Cependant, Caïd Essebsi, qui a offert un parti politique comme cadeau d’anniversaire à son fils, n’empêchera pas Ben Ali de ramener le sien pour l’élever cette fois-ci dans le respect des libertés et des principes de la république.

Reste la question d’Ennahdha. Outre le fait que Ghannouchi s’est rallié à la démocratie et milite pour une réconciliation nationale qui occultera à jamais les turpitudes du passage des islamistes au pouvoir, qu’il ne semble pas cultiver une animosité irréductible envers Ben Ali, se félicitera même du retour de Sakher El-Matri, son fils spirituel. Tout cela rendra les plus folles des hypothèses parfaitement plausibles.

La suite on peut l’imaginer. Une fois Premier ministre, Ben Ali attendra le moment opportun pour déposer le président Caïd Essebsi «pour raisons médicales» (ce dernier, qui aime s’identifier à Bourguiba, l’acceptera de bon cœur) et lui succédera au mépris de la constitution. Son accession interviendra à une époque où le pays se retrouve en proie aux luttes effroyables de succession entre le sournois Hafedh Caïd Essebsi et sa clique et le furieux Moncef Marzouki et ses vils acolytes.

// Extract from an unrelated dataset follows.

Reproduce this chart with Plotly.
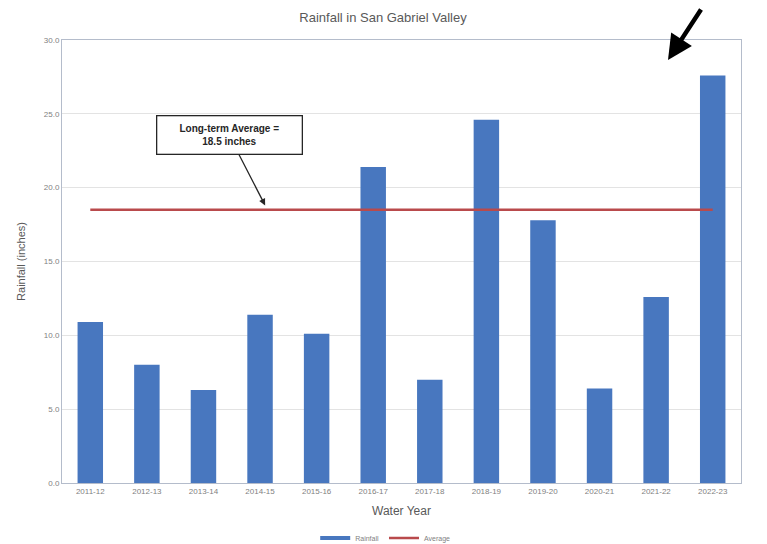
import plotly.graph_objects as go

years = ["2011-12", "2012-13", "2013-14", "2014-15", "2015-16", "2016-17",
         "2017-18", "2018-19", "2019-20", "2020-21", "2021-22", "2022-23"]
rainfall = [10.9, 8.0, 6.3, 11.4, 10.1, 21.4, 7.0, 24.6, 17.8, 6.4, 12.6, 27.6]
average = [18.5] * len(years)
y_ticks = [0, 5, 10, 15, 20, 25, 30]

BLUE = "#4877bf"
RED = "#b94a4c"

fig = go.Figure()
fig.add_trace(go.Bar(x=years, y=rainfall, name="Rainfall", showlegend=False,
                     marker=dict(color=BLUE, line=dict(width=0)),
                     width=0.45))
# legend-only entry so the Rainfall key is drawn as a short thick bar like the original
fig.add_trace(go.Scatter(x=[None], y=[None], name="Rainfall", mode="lines",
                         line=dict(color=BLUE, width=4)))
fig.add_trace(go.Scatter(x=years, y=average, name="Average", mode="lines",
                         line=dict(color=RED, width=2.5)))

# page has an 8px body margin, so the figure is 8px smaller and margins shifted
fig.update_layout(
    width=759, height=536,
    margin=dict(l=54, r=26, t=32, b=61, autoexpand=False),
    paper_bgcolor="white", plot_bgcolor="white",
    font=dict(family="Liberation Sans, Arial, sans-serif", color="#595959"),
    title=dict(text="Rainfall in San Gabriel Valley", x=(383 - 62) / 679, xref="paper",
               xanchor="center", y=(536 - 9) / 536, yanchor="middle",
               font=dict(size=13, color="#595959")),
    showlegend=True,
    legend=dict(orientation="h", x=0.476, xanchor="center", y=-0.124, yanchor="middle",
                font=dict(size=7, color="#7f7f7f"), bgcolor="rgba(0,0,0,0)",
                itemwidth=30),
    bargap=0.55,
)
fig.update_xaxes(type="category", automargin=False,
                 showgrid=False, showline=True, linecolor="#b4bccb", mirror=True,
                 tickfont=dict(size=8, color="#7f7f7f"), ticks="",
                 title=dict(text="Water Year", font=dict(size=12, color="#595959"), standoff=12))
fig.update_yaxes(range=[0, 30], tickvals=y_ticks, tickformat=".1f", automargin=False,
                 showgrid=True, gridcolor="#e3e3e3", showline=True, linecolor="#b4bccb",
                 mirror=True, zeroline=False, ticks="",
                 tickfont=dict(size=8, color="#7f7f7f"),
                 title=dict(text="Rainfall (inches)", font=dict(size=11, color="#595959"), standoff=15))

# Callout box
fig.add_annotation(x=3.09, y=18.8, xref="x", yref="y",
                   text="<b>Long-term Average =<br>18.5 inches</b>",
                   showarrow=True, ax=-36, ay=-70, arrowhead=2, arrowsize=1,
                   arrowwidth=1.3, arrowcolor="#262626",
                   font=dict(size=10, color="#262626", family="Liberation Sans, Arial"),
                   bgcolor="white", bordercolor="#262626", borderwidth=1.3,
                   width=140, height=33, borderpad=2)

# Big black arrow at top right
fig.add_annotation(x=(668 - 62) / 679, y=(483 - 60) / 443, xref="paper", yref="paper",
                   text="", showarrow=True, ax=34, ay=-64, arrowhead=2, arrowsize=1.1,
                   arrowwidth=4.5, arrowcolor="black")

# Right edge strip from the screenshot crop
fig.add_shape(type="rect", xref="paper", yref="paper",
              x0=(762 - 62) / 679, x1=(767 - 62) / 679, y0=-61 / 443, y1=(483 - 20) / 443,
              fillcolor="#1f4e8c", line=dict(width=0), layer="above")
fig.add_shape(type="rect", xref="paper", yref="paper",
              x0=(762 - 62) / 679, x1=(767 - 62) / 679, y0=(483 - 378) / 443, y1=(483 - 300) / 443,
              fillcolor="#4f7fc2", line=dict(width=0), layer="above")

fig.write_html("out.html")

On sera donc sauvé, une seconde fois, par «l’homme du changement».

Voilà donc la Tunisie repartie pour un second tour vers des lendemains meilleurs. D’apparence innocente ou qu’il frappe son public de plein fouet, le scénario fou d’une nomination de Ben Ali reste un élément perturbateur qui forcera peut-être la réflexion de Béji Caïd Essebsi pour l’amener à faire preuve de plus de diligence dans le choix d’un nouveau chef de gouvernement.